**Dataset content:**
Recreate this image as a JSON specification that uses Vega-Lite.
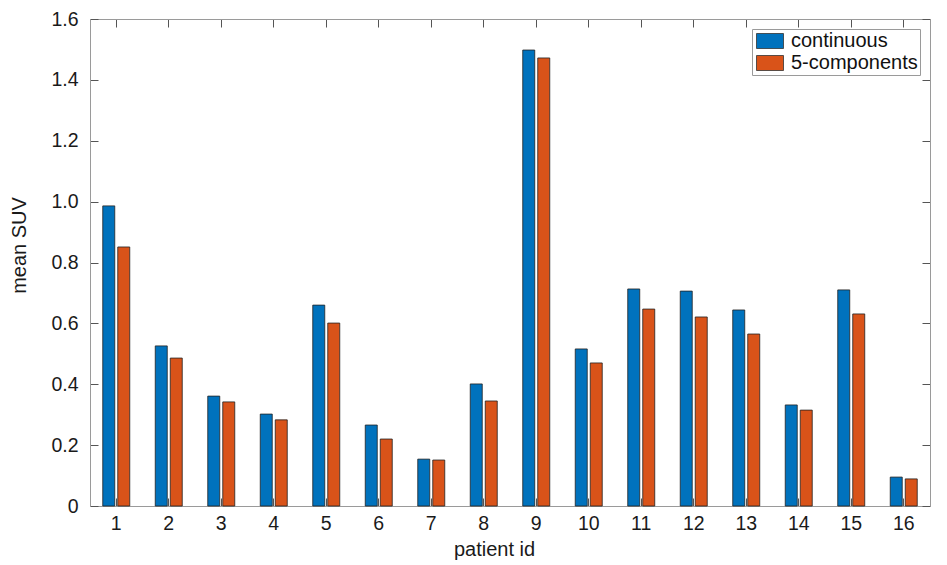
{
  "$schema": "https://vega.github.io/schema/vega-lite/v6.json",
  "width": 840,
  "height": 487,
  "autosize": {"type": "none"},
  "padding": {"left": 90, "top": 19, "right": 17, "bottom": 59},
  "background": "white",
  "config": {
    "view": {"stroke": null},
    "font": "Liberation Sans",
    "axis": {
      "domainColor": "#9a9a9a",
      "tickColor": "#555555",
      "grid": false,
      "labelFont": "Liberation Sans",
      "titleFont": "Liberation Sans",
      "labelFontSize": 19.5,
      "titleFontSize": 20,
      "labelColor": "#1a1a1a",
      "titleColor": "#1a1a1a",
      "titleFontWeight": "normal"
    },
    "legend": {
      "labelFont": "Liberation Sans",
      "labelFontSize": 20,
      "labelColor": "#111111"
    }
  },
  "data": {
    "values": [
      {"id": 1, "series": "continuous", "suv": 0.986},
      {"id": 1, "series": "5-components", "suv": 0.851},
      {"id": 2, "series": "continuous", "suv": 0.526},
      {"id": 2, "series": "5-components", "suv": 0.486},
      {"id": 3, "series": "continuous", "suv": 0.361},
      {"id": 3, "series": "5-components", "suv": 0.342},
      {"id": 4, "series": "continuous", "suv": 0.302},
      {"id": 4, "series": "5-components", "suv": 0.283},
      {"id": 5, "series": "continuous", "suv": 0.660},
      {"id": 5, "series": "5-components", "suv": 0.601},
      {"id": 6, "series": "continuous", "suv": 0.266},
      {"id": 6, "series": "5-components", "suv": 0.220},
      {"id": 7, "series": "continuous", "suv": 0.154},
      {"id": 7, "series": "5-components", "suv": 0.151},
      {"id": 8, "series": "continuous", "suv": 0.401},
      {"id": 8, "series": "5-components", "suv": 0.345},
      {"id": 9, "series": "continuous", "suv": 1.498},
      {"id": 9, "series": "5-components", "suv": 1.472},
      {"id": 10, "series": "continuous", "suv": 0.516},
      {"id": 10, "series": "5-components", "suv": 0.470},
      {"id": 11, "series": "continuous", "suv": 0.713},
      {"id": 11, "series": "5-components", "suv": 0.647},
      {"id": 12, "series": "continuous", "suv": 0.706},
      {"id": 12, "series": "5-components", "suv": 0.621},
      {"id": 13, "series": "continuous", "suv": 0.644},
      {"id": 13, "series": "5-components", "suv": 0.565},
      {"id": 14, "series": "continuous", "suv": 0.332},
      {"id": 14, "series": "5-components", "suv": 0.315},
      {"id": 15, "series": "continuous", "suv": 0.710},
      {"id": 15, "series": "5-components", "suv": 0.631},
      {"id": 16, "series": "continuous", "suv": 0.095},
      {"id": 16, "series": "5-components", "suv": 0.089}
    ]
  },
  "layer": [
    {
      "mark": {"type": "bar", "stroke": "#222222", "strokeWidth": 0.8},
      "encoding": {
        "x": {
          "field": "id",
          "type": "ordinal",
          "sort": "ascending",
          "scale": {"paddingInner": 0.4857, "paddingOuter": 0.2429},
          "axis": {
            "orient": "bottom",
            "title": "patient id",
            "labelAngle": 0,
            "tickSize": -8,
            "labelPadding": 16,
            "titleX": 404,
            "titleY": 49,
            "titleAlign": "center",
            "titleBaseline": "alphabetic"
          }
        },
        "xOffset": {
          "field": "series",
          "type": "nominal",
          "sort": ["continuous", "5-components"],
          "scale": {"paddingInner": 0.2, "paddingOuter": 0}
        },
        "y": {
          "field": "suv",
          "type": "quantitative",
          "scale": {"domain": [0, 1.6], "nice": false, "zero": true},
          "axis": {
            "orient": "left",
            "title": "mean SUV",
            "values": [0, 0.2, 0.4, 0.6, 0.8, 1.0, 1.2, 1.4, 1.6],
            "labelExpr": "datum.value == 0 ? '0' : format(datum.value, '.1f')",
            "tickSize": -8,
            "labelPadding": 20,
            "titleX": -65,
            "titleY": 226,
            "titleAngle": -90,
            "titleAlign": "center",
            "titleBaseline": "alphabetic"
          }
        },
        "color": {
          "field": "series",
          "type": "nominal",
          "scale": {"domain": ["continuous", "5-components"], "range": ["#0072BD", "#D95319"]},
          "legend": {
            "title": null,
            "orient": "none",
            "legendX": 662,
            "legendY": 10,
            "strokeColor": "#9a9a9a",
            "fillColor": "white",
            "padding": 2,
            "rowPadding": 2,
            "labelOffset": 17,
            "symbolType": "M-1,-1H2.6V1H-1Z",
            "symbolSize": 225,
            "symbolStrokeColor": "#333333",
            "symbolStrokeWidth": 0.8,
            "symbolOpacity": 1
          }
        }
      }
    },
    {
      "mark": {"type": "bar", "opacity": 0},
      "encoding": {
        "x": {
          "field": "id",
          "type": "ordinal",
          "sort": "ascending",
          "axis": {"orient": "top", "title": null, "labels": false, "tickSize": -8}
        },
        "xOffset": {"field": "series", "type": "nominal", "sort": ["continuous", "5-components"]},
        "y": {
          "field": "suv",
          "type": "quantitative",
          "axis": {
            "orient": "right",
            "title": null,
            "labels": false,
            "values": [0, 0.2, 0.4, 0.6, 0.8, 1.0, 1.2, 1.4, 1.6],
            "tickSize": -8
          }
        }
      }
    }
  ],
  "resolve": {"axis": {"x": "independent", "y": "independent"}}
}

**Stated goal:**
Every line of the data should be copied as it stands, without the images.

**In response:**
Recreate this image as a JSON specification that uses Vega-Lite.
{
  "$schema": "https://vega.github.io/schema/vega-lite/v6.json",
  "width": 840,
  "height": 487,
  "autosize": {"type": "none"},
  "padding": {"left": 90, "top": 19, "right": 17, "bottom": 59},
  "background": "white",
  "config": {
    "view": {"stroke": null},
    "font": "Liberation Sans",
    "axis": {
      "domainColor": "#9a9a9a",
      "tickColor": "#555555",
      "grid": false,
      "labelFont": "Liberation Sans",
      "titleFont": "Liberation Sans",
      "labelFontSize": 19.5,
      "titleFontSize": 20,
      "labelColor": "#1a1a1a",
      "titleColor": "#1a1a1a",
      "titleFontWeight": "normal"
    },
    "legend": {
      "labelFont": "Liberation Sans",
      "labelFontSize": 20,
      "labelColor": "#111111"
    }
  },
  "data": {
    "values": [
      {"id": 1, "series": "continuous", "suv": 0.986},
      {"id": 1, "series": "5-components", "suv": 0.851},
      {"id": 2, "series": "continuous", "suv": 0.526},
      {"id": 2, "series": "5-components", "suv": 0.486},
      {"id": 3, "series": "continuous", "suv": 0.361},
      {"id": 3, "series": "5-components", "suv": 0.342},
      {"id": 4, "series": "continuous", "suv": 0.302},
      {"id": 4, "series": "5-components", "suv": 0.283},
      {"id": 5, "series": "continuous", "suv": 0.660},
      {"id": 5, "series": "5-components", "suv": 0.601},
      {"id": 6, "series": "continuous", "suv": 0.266},
      {"id": 6, "series": "5-components", "suv": 0.220},
      {"id": 7, "series": "continuous", "suv": 0.154},
      {"id": 7, "series": "5-components", "suv": 0.151},
      {"id": 8, "series": "continuous", "suv": 0.401},
      {"id": 8, "series": "5-components", "suv": 0.345},
      {"id": 9, "series": "continuous", "suv": 1.498},
      {"id": 9, "series": "5-components", "suv": 1.472},
      {"id": 10, "series": "continuous", "suv": 0.516},
      {"id": 10, "series": "5-components", "suv": 0.470},
      {"id": 11, "series": "continuous", "suv": 0.713},
      {"id": 11, "series": "5-components", "suv": 0.647},
      {"id": 12, "series": "continuous", "suv": 0.706},
      {"id": 12, "series": "5-components", "suv": 0.621},
      {"id": 13, "series": "continuous", "suv": 0.644},
      {"id": 13, "series": "5-components", "suv": 0.565},
      {"id": 14, "series": "continuous", "suv": 0.332},
      {"id": 14, "series": "5-components", "suv": 0.315},
      {"id": 15, "series": "continuous", "suv": 0.710},
      {"id": 15, "series": "5-components", "suv": 0.631},
      {"id": 16, "series": "continuous", "suv": 0.095},
      {"id": 16, "series": "5-components", "suv": 0.089}
    ]
  },
  "layer": [
    {
      "mark": {"type": "bar", "stroke": "#222222", "strokeWidth": 0.8},
      "encoding": {
        "x": {
          "field": "id",
          "type": "ordinal",
          "sort": "ascending",
          "scale": {"paddingInner": 0.4857, "paddingOuter": 0.2429},
          "axis": {
            "orient": "bottom",
            "title": "patient id",
            "labelAngle": 0,
            "tickSize": -8,
            "labelPadding": 16,
            "titleX": 404,
            "titleY": 49,
            "titleAlign": "center",
            "titleBaseline": "alphabetic"
          }
        },
        "xOffset": {
          "field": "series",
          "type": "nominal",
          "sort": ["continuous", "5-components"],
          "scale": {"paddingInner": 0.2, "paddingOuter": 0}
        },
        "y": {
          "field": "suv",
          "type": "quantitative",
          "scale": {"domain": [0, 1.6], "nice": false, "zero": true},
          "axis": {
            "orient": "left",
            "title": "mean SUV",
            "values": [0, 0.2, 0.4, 0.6, 0.8, 1.0, 1.2, 1.4, 1.6],
            "labelExpr": "datum.value == 0 ? '0' : format(datum.value, '.1f')",
            "tickSize": -8,
            "labelPadding": 20,
            "titleX": -65,
            "titleY": 226,
            "titleAngle": -90,
            "titleAlign": "center",
            "titleBaseline": "alphabetic"
          }
        },
        "color": {
          "field": "series",
          "type": "nominal",
          "scale": {"domain": ["continuous", "5-components"], "range": ["#0072BD", "#D95319"]},
          "legend": {
            "title": null,
            "orient": "none",
            "legendX": 662,
            "legendY": 10,
            "strokeColor": "#9a9a9a",
            "fillColor": "white",
            "padding": 2,
            "rowPadding": 2,
            "labelOffset": 17,
            "symbolType": "M-1,-1H2.6V1H-1Z",
            "symbolSize": 225,
            "symbolStrokeColor": "#333333",
            "symbolStrokeWidth": 0.8,
            "symbolOpacity": 1
          }
        }
      }
    },
    {
      "mark": {"type": "bar", "opacity": 0},
      "encoding": {
        "x": {
          "field": "id",
          "type": "ordinal",
          "sort": "ascending",
          "axis": {"orient": "top", "title": null, "labels": false, "tickSize": -8}
        },
        "xOffset": {"field": "series", "type": "nominal", "sort": ["continuous", "5-components"]},
        "y": {
          "field": "suv",
          "type": "quantitative",
          "axis": {
            "orient": "right",
            "title": null,
            "labels": false,
            "values": [0, 0.2, 0.4, 0.6, 0.8, 1.0, 1.2, 1.4, 1.6],
            "tickSize": -8
          }
        }
      }
    }
  ],
  "resolve": {"axis": {"x": "independent", "y": "independent"}}
}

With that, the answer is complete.